Now you may need a moment to just get past Fred Hiatt's tactic of misdirecting the Brennan issue on the Repubs' flagrant politicization of whether the FBI should turn the Underwear Bomber over to the military for "enhanced interrogation" or on the general issue of Republican hypocrisy on, oh, so many things - national security and otherwise. But this issue of cargo scanning is particularly interesting, in that while the original House resolution was sponsored by a Democrat and cosponsored by 205 others, it did in fact pass the House with 68 Republican votes. Interesting how 128 House Republicans were able to vote against a bill titled "Implementing Recommendations of the 9/11 Commission Act."

The Senate agreed to the conference report by a vote of 85-8. The eight Republican Senators who decided that the US government should not implement the 9/11 commission's recommendations included those true patriots Jon Kyl, Liz Dole, Tom Coburn, Jim Inhofe, Jim DeMint, Lindsey Graham, John Barrasso, and Michale Enzi. You know, the usual wack-jobs. To be clear, this public law wasn't just about cargo screening, but also a number of other homeland security initiatives (including the stand-up of a National Biosurveillance Integration Center, WMD proliferation prevention, and enhancing interagency coordination on defenses against rad/nuke weapons).

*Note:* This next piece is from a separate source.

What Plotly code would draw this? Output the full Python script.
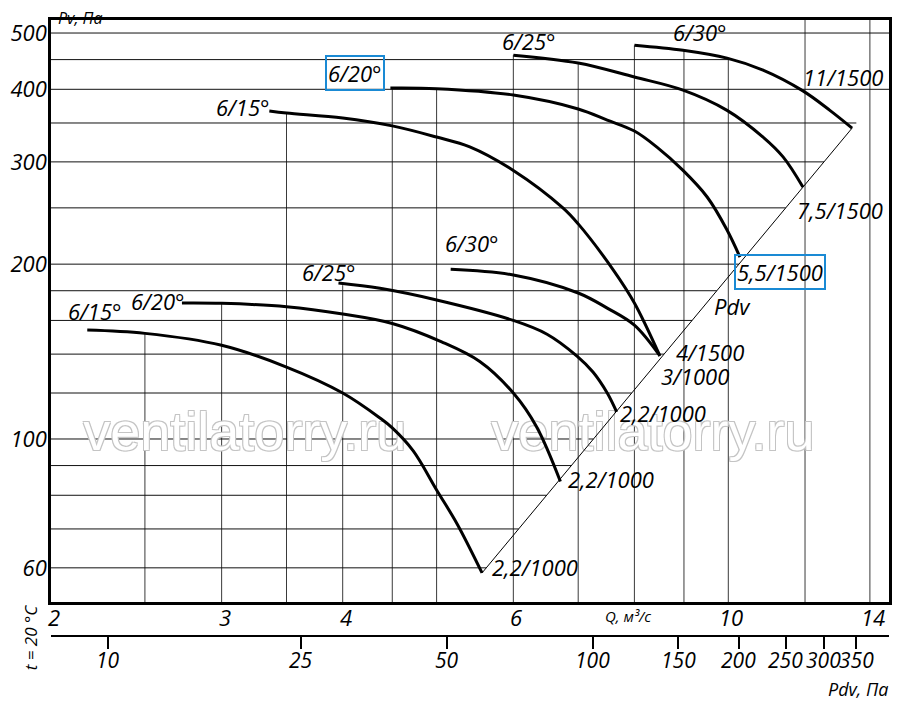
import numpy as np
import plotly.graph_objects as go

FONT = 'Open Sans, DejaVu Sans, sans-serif'

# fan curves, Q in m3/s and Pv in Pa
low_15_q = [2.18, 2.5, 3.0, 3.5, 4.0, 4.37, 4.5, 4.73, 5.0, 5.25, 5.57]
low_15_pv = [154, 152, 145, 133, 120, 108.7, 104.5, 95.4, 81.7, 71.4, 58.8]

low_20_q = [2.73, 3.0, 3.5, 4.0, 4.5, 5.06, 5.54, 6.0, 6.34, 6.71]
low_20_pv = [171.4, 171.2, 168.9, 164.1, 158.1, 147, 136, 120, 105, 84.5]

low_25_q = [3.96, 4.37, 5.0, 6.0, 6.5, 6.98, 7.25, 7.5, 7.67]
low_25_pv = [185.6, 181.7, 173.5, 160, 151.5, 138.9, 130.4, 120, 111.3]

low_30_q = [5.17, 6.0, 7.0, 7.5, 8.0, 8.5]
low_30_pv = [196, 191.6, 178.4, 168, 157, 139]

up_15_q = [3.36, 3.5, 4.0, 4.5, 5.0, 5.41, 6.0, 6.75, 7.0, 7.61, 8.0, 8.5]
up_15_pv = [367, 364, 357, 346, 331, 318.4, 290, 250, 234.6, 195.4, 171.5, 139]

up_20_q = [4.48, 5.0, 6.0, 7.0, 7.5, 8.0, 8.44, 8.98, 9.51, 9.97, 10.28]
up_20_pv = [402, 401, 391, 370, 354, 339, 318, 290, 261, 229, 205.7]

up_25_q = [6.0, 7.0, 8.0, 8.98, 9.97, 10.86, 11.39, 11.94]
up_25_pv = [458, 444, 420, 398.7, 368, 331, 306, 271.5]

up_30_q = [8.0, 8.98, 9.97, 10.86, 11.94, 12.73, 13.42]
up_30_pv = [476.5, 467, 452.6, 431.6, 397.5, 368, 343]

# axes
q_ticks = [2, 3, 4, 6, 10, 14]
pv_ticks = [60, 100, 200, 300, 400, 500]
pdv_ticks = [10, 25, 50, 100, 150, 200, 250, 300, 350]
q_min, q_max = 2, 14.65
pv_min, pv_max = 52.4, 526.5

# grid of the nomogram (vertical lines stop under the curves)
vgrid_q = [2.5, 3, 3.5, 4, 4.5, 5, 6, 7, 8, 9, 10, 12, 14]
vgrid_top = [152, 172, 364, 184, 402, 402, 458, 444, 476, 467, 452, None, None]
hgrid_pv = [500, 450, 400, 350, 300, 250, 200, 180, 160, 140, 120, 100, 90, 80, 70, 60]
hgrid_full = [500, 400]

curves = [(low_15_q, low_15_pv), (low_20_q, low_20_pv), (low_25_q, low_25_pv),
          (low_30_q, low_30_pv), (up_15_q, up_15_pv), (up_20_q, up_20_pv),
          (up_25_q, up_25_pv), (up_30_q, up_30_pv)]

# Pdv line goes through the ends of the lowest and highest curves
p1 = (low_15_q[-1], low_15_pv[-1])
p2 = (up_30_q[-1], up_30_pv[-1])
slope = np.log10(p2[1] / p1[1]) / np.log10(p2[0] / p1[0])
k_pdv = up_30_pv[-1] / up_30_q[-1] ** 2

fig = go.Figure()

# watermark under everything
fig.add_trace(go.Scatter(
    x=[3.17, 8.36], y=[100.8, 100.8], mode='text', text=['ventilatorry.ru'] * 2,
    textposition='middle center', hoverinfo='skip', showlegend=False,
    textfont=dict(family='Liberation Sans, Arial, sans-serif', size=54, color='white',
                  shadow='1px 1px 0 #c4c4c4, -1px -1px 0 #c4c4c4, 1px -1px 0 #c4c4c4, -1px 1px 0 #c4c4c4')))

for q, pv in curves:
    fig.add_trace(go.Scatter(x=q, y=pv, mode='lines', line=dict(color='black', width=3, shape='spline', smoothing=1.0),
                             hoverinfo='skip', showlegend=False))

fig.add_trace(go.Scatter(x=[p1[0], p2[0]], y=[p1[1], p2[1]], mode='lines',
                         line=dict(color='black', width=1), hoverinfo='skip', showlegend=False))

# dummy trace so the Pdv axis is drawn
fig.add_trace(go.Scatter(x=pdv_ticks, y=[100] * len(pdv_ticks), xaxis='x2', mode='markers',
                         marker=dict(opacity=0), hoverinfo='skip', showlegend=False))

shapes = []
for q, top in zip(vgrid_q, vgrid_top):
    shapes.append(dict(type='line', xref='x', yref='y', x0=q, x1=q, y0=pv_min,
                       y1=top if top else pv_max, line=dict(color='#3a3a3a', width=1), layer='below'))

# the 450 line ends where the top curve crosses it
q450 = np.interp(np.log10(450), np.log10(up_30_pv[::-1]), up_30_q[::-1])
for pv in hgrid_pv:
    if pv in hgrid_full:
        end = q_max
    elif pv > 400:
        end = q450
    else:
        end = p1[0] * (pv / p1[1]) ** (1 / slope)
    shapes.append(dict(type='line', xref='x', yref='y', x0=q_min, x1=end, y0=pv, y1=pv,
                       line=dict(color='#111', width=1), layer='below'))


def italic(size):
    return dict(family=FONT, size=size, color='black', style='italic')


def label(q, pv, text, dx, dy, size=22, boxed=False):
    a = dict(x=np.log10(q), y=np.log10(pv), xref='x', yref='y', text=text, showarrow=False,
             xshift=dx, yshift=dy, font=italic(size))
    if boxed:
        a.update(bordercolor='#1a8ad4', borderwidth=2, borderpad=1)
    return a


def note(x, y, text, size, angle=0):
    return dict(x=x, y=y, xref='paper', yref='paper', text=text, showarrow=False, textangle=angle,
                xanchor='center', yanchor='middle', font=italic(size))


ann = [
    label(low_15_q[0], low_15_pv[0], '6/15°', 8, 19),
    label(low_20_q[0], low_20_pv[0], '6/20°', -24, 2),
    label(low_25_q[0], low_25_pv[0], '6/25°', -9, 11),
    label(low_30_q[0], low_30_pv[0], '6/30°', 21, 26),
    label(up_15_q[0], up_15_pv[0], '6/15°', -26, 4),
    label(up_20_q[0], up_20_pv[0], '6/20°', -35, 15, boxed=True),
    label(up_25_q[0], up_25_pv[0], '6/25°', 16, 14),
    label(up_30_q[0], up_30_pv[0], '6/30°', 66, 13),
    label(up_30_q[-1], up_30_pv[-1], '11/1500', -9, 51),
    label(up_25_q[-1], up_25_pv[-1], '7,5/1500', 37, -23),
    label(up_20_q[-1], up_20_pv[-1], '5,5/1500', 40, -15, boxed=True),
    label(up_20_q[-1], up_20_pv[-1], 'Pdv', -7, -49),
    label(up_15_q[-1], up_15_pv[-1], '4/1500', 50, 4),
    label(low_30_q[-1], low_30_pv[-1], '3/1000', 35, -20),
    label(low_25_q[-1], low_25_pv[-1], '2,2/1000', 46, -1),
    label(low_20_q[-1], low_20_pv[-1], '2,2/1000', 51, 2),
    label(low_15_q[-1], low_15_pv[-1], '2,2/1000', 53, 6),
    note(0.0346, 1.004, 'Pv, Па', 16),
    note(0.963, -0.086, 'Pdv, Па', 18),
    note(0.6885, 0.0325, 'Q, м³/с', 15),
    note(-0.025, -0.002, 't = 20 °C', 17, -90),
]

# tick labels of the two bottom scales, placed on their own axes
for v in q_ticks:
    ann.append(dict(x=np.log10(v), y=0.0308, xref='x', yref='paper', text=str(v), showarrow=False,
                    xanchor='center', yanchor='middle', xshift=3, font=italic(22)))
for v in pdv_ticks:
    ann.append(dict(x=np.log10(v), y=-0.039, xref='x2', yref='paper', text=str(v), showarrow=False,
                    xanchor='center', yanchor='middle', font=italic(21)))

# the page adds an 8 px body margin, the margins below make up for it
fig.update_layout(
    width=900, height=706,
    margin=dict(l=43, r=19, t=12, b=78),
    paper_bgcolor='white', plot_bgcolor='white',
    showlegend=False,
    shapes=shapes,
    annotations=ann,
    xaxis=dict(type='log', range=[np.log10(q_min), np.log10(q_max)], showticklabels=False,
               showgrid=False, zeroline=False, showline=True, mirror=True, linecolor='black',
               linewidth=2.5, ticks='', automargin=False),
    yaxis=dict(type='log', range=[np.log10(pv_min), np.log10(pv_max)], domain=[34 / 616, 1],
               tickvals=pv_ticks, ticktext=[str(v) for v in pv_ticks], showgrid=False,
               zeroline=False, showline=True, mirror=True, linecolor='black', linewidth=2.5,
               ticks='', tickfont=italic(22), ticklabelstandoff=-3, automargin=False),
    xaxis2=dict(type='log', overlaying='x', anchor='free', position=0,
                range=[np.log10(k_pdv * q_min ** 2), np.log10(k_pdv * q_max ** 2)],
                tickvals=pdv_ticks, showticklabels=False, showgrid=False,
                zeroline=False, showline=True, linecolor='black', linewidth=2,
                ticks='outside', ticklen=12, tickwidth=1.5, tickcolor='black', automargin=False),
)

fig.write_html("out.html")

That said, the idea that the US government should physically scan every cargo container entering the United States was and continues to be an extremely bad one. It was an issue that was not carefully considered, that was generated in the heat of discussions about "nuclear terrorism," without regard to the cost and impact of its implementation. It was always a bad idea, and Big Business knew it was a bad idea. It would delay shipments and increase costs, and those are Bad Things, even when homeland security is the issue. Republicans understood this, and while many supported the passage of this bill, they took no action to actually push the Bush administration into doing anything about its delay on implementing the cargo screening actions.

So now the Dems are in charge, it's their people in DHS who have to explain that they can't meet the public law's requirements, given the state of technology, the potential cost of implementing such a strategy, and the potential impact on the flow of economic goods. And the Dems are quiet in Congress. Shocked? I'm not. Maybe it's sinking in that this was not a well-thought out plan, that its basis for being (interdicting nuclear weapons or radiological material) was perhaps more emotional than logical. Instead of pointing out the obvious, that this was a bipartisan screw-up and perhaps we need a better, less emotional approach to homeland security, Fred would rather politicize the example to poke the Dems in the eye on national security. Because the Repubs have been such good stewards of national security and aren't at all hypocrites. What an asshat.

Hey Fred, why don't you hire more previous Bush administration officials to write for the Post? Your op-ed page isn't conservative enough with regular entries from George Will, Charles Krauthammer, Kathleen Parker, Bob Kagan and William Kristol. And then there's that f***in' retard Michael Gerson.